Michał Król wrote:
> José Fonseca pisze:
>> I found one other problem in the way we use 4 x 8bit color formats:
>> sometimes we interpret them as arithmetically coded in an unsigned (e.g
>> src/gallium/auxiliary/util/u_tile.c when reading/writing
>> color/depth/stencil buffers), sometimes we interpret them (e.g.
>> src/gallium/auxiliary/translate/translate_generic.c when reading/writing
>> vertex buffers). And these actually mean different things on
>> little-endian architectures. 
>>
>>   
> Some text is missing from the first sentence. I am guessing that 
> sometimes we interpret them as an array of bytes, right?
> 
>> I think the only viable option is to distinguish between these two kinds
>> in the cases where it is ambiguous, like
>>
>>   PIPE_FORMAT_R8G8B8A8_UNORM  /* a | ( b << 8) | (g << 8) | (r << 24) */
>>   PIPE_FORMAT_RGBA8_UNORM /*  {r, g, b, a} */
>>
>> Since there are legitimate uses in for both (color buffers, and vertex
>> buffers).
>>
>> Anybody has better ideas?
>>   
> 
> We should go with and stick to a single convention. I don't know, maybe 
> for example this:
> 
> A16R16G16B16
> 
> The format description above would indicate that we are dealing with a 
> 64-bit entity with bits being numbered from right to left. That would 
> mean the B component occupies first 16 bits (bytes 0:1), the G component 
> next 16 bits (bytes 2:3) and so on. Because there is no implied dword 
> and encoding using shifts, we could easily write some code that decodes 
> the format in a portable way across LE and BE architectures.

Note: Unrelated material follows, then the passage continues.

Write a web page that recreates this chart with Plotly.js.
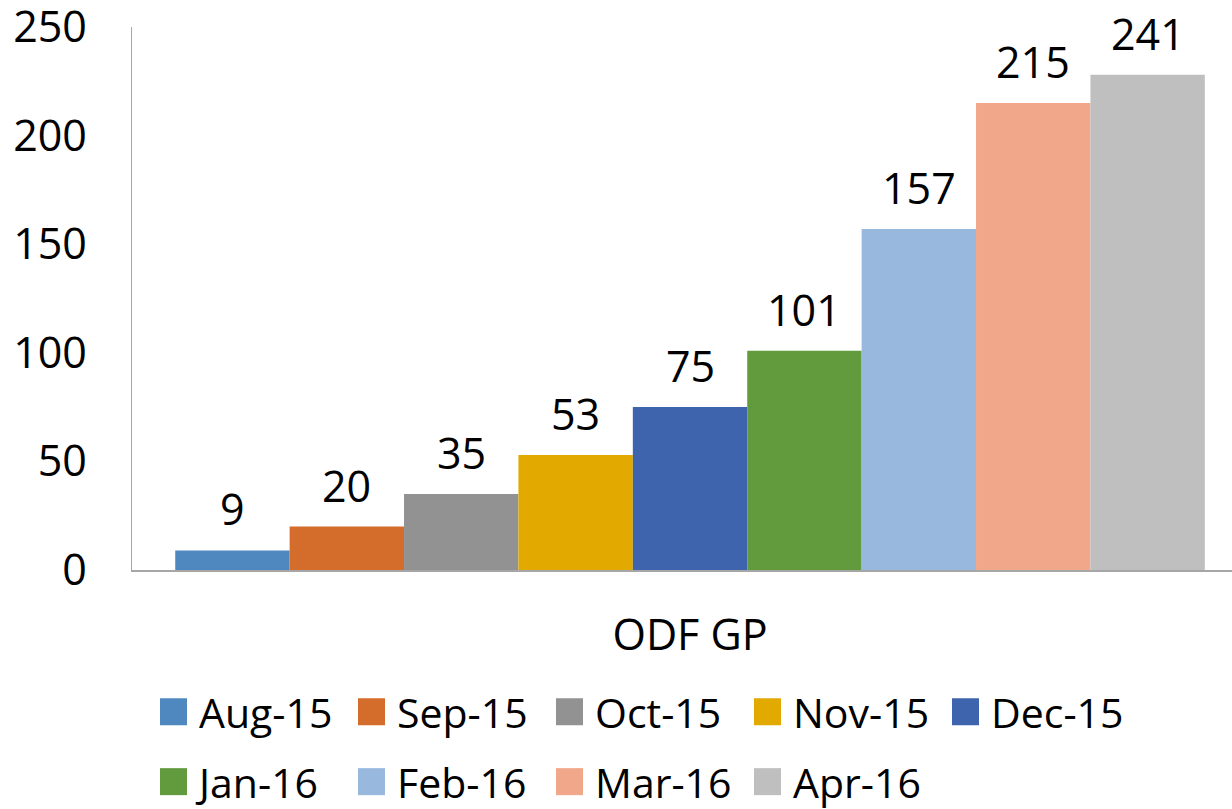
<!DOCTYPE html>
<html><head><meta charset="utf-8">
<script src="https://cdn.plot.ly/plotly-3.0.1.min.js"></script>
<style>
html,body{margin:0;padding:0;background:#fff;}
#chart{width:1232px;height:809px;}
.legendpoints path{transform:translate(24.5px,0) scale(2.25);}
</style></head><body><div id="chart"></div>
<script>
const category = ['ODF GP'];
const months = ['Aug-15','Sep-15','Oct-15','Nov-15','Dec-15','Jan-16','Feb-16','Mar-16','Apr-16'];
const barValues = [9, 20, 35, 53, 75, 101, 157, 215, 228];
const labelValues = [9, 20, 35, 53, 75, 101, 157, 215, 241];
const colors = ['#4f88bf','#d46d2b','#929292','#e2a900','#3d64ac','#629a3e','#98b8de','#f1a78a','#bfbfbf'];
const yTicks = [0, 50, 100, 150, 200, 250];

const FONT = '"Open Sans", sans-serif';
const BARGAP = 0.064;

const traces = months.map((m, i) => ({
  type: 'bar',
  name: m,
  x: category,
  y: [barValues[i]],
  marker: {color: colors[i]},
  legend: i < 5 ? 'legend' : 'legend2',
  hoverinfo: 'name+y'
}));

// data labels: placed at each grouped bar's centre (category index + group offset)
const slot = (1 - BARGAP) / months.length;
const annotations = months.map((m, i) => ({
  xref: 'x', yref: 'y',
  x: (i - (months.length - 1) / 2) * slot,
  y: barValues[i],
  text: String(labelValues[i]),
  showarrow: false,
  xanchor: 'center', yanchor: 'bottom',
  yshift: 10,
  font: {family: FONT, size: 43, color: '#000'}
}));

const legendBase = {
  orientation: 'h',
  xref: 'container', yref: 'container',
  xanchor: 'left', yanchor: 'middle',
  x: 149 / 1232,
  font: {family: FONT, size: 41, color: '#000'},
  entrywidth: 143,
  itemwidth: 40,
  bgcolor: 'rgba(0,0,0,0)',
  borderwidth: 0,
  traceorder: 'normal'
};

const layout = {
  width: 1232, height: 809,
  paper_bgcolor: '#fff', plot_bgcolor: '#fff',
  margin: {l: 132, r: 0, t: 27, b: 239, autoexpand: false},
  barmode: 'group',
  bargap: BARGAP,
  bargroupgap: 0,
  font: {family: FONT, size: 43, color: '#000'},
  showlegend: true,
  annotations: annotations,
  xaxis: {
    type: 'category',
    range: [-0.5073, 0.4927],
    showline: true, linecolor: '#a6a6a6', linewidth: 1.5,
    ticks: '', showgrid: false, zeroline: false,
    ticklabelstandoff: 27,
    tickfont: {family: FONT, size: 43, color: '#000'}
  },
  yaxis: {
    range: [0, 250],
    tickvals: yTicks,
    ticktext: yTicks.map(String),
    showline: true, linecolor: '#a6a6a6', linewidth: 1.5,
    ticks: '', showgrid: false, zeroline: false,
    ticklabelstandoff: 35,
    ticklabeloverflow: 'allow',
    tickfont: {family: FONT, size: 43, color: '#000'}
  },
  legend: Object.assign({}, legendBase, {y: (809 - 712) / 809}),
  legend2: Object.assign({}, legendBase, {y: (809 - 782) / 809})
};

Plotly.newPlot('chart', traces, layout, {displayModeBar: false, staticPlot: true});
</script></body></html>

When I've worked on this stuff in the past, the convention I was 
following was:

IF total pixels size <= 32 bits THEN
    Treat the pixel as a uint, ushort or ubyte where the components
    are listed in MSB to LSB order.  Individual components are
    accessed with bit shifts and masks.
ELSE
    Components are listed in "array" order and accessed as an array.

It would be consistant to use the array style everywhere but that 
doesn't really work for a format like RGB565 or Z24S8.

Note that this issue is similar to OpenGL's "regular" pixel types such 
as GL_UNSIGNED_BYTE and GL_UNSIGNED_SHORT vs. the "packed" pixel types 
such as GL_UNSIGNED_INT_8_8_8_8 and GL_UNSIGNED_SHORT_5_6_5.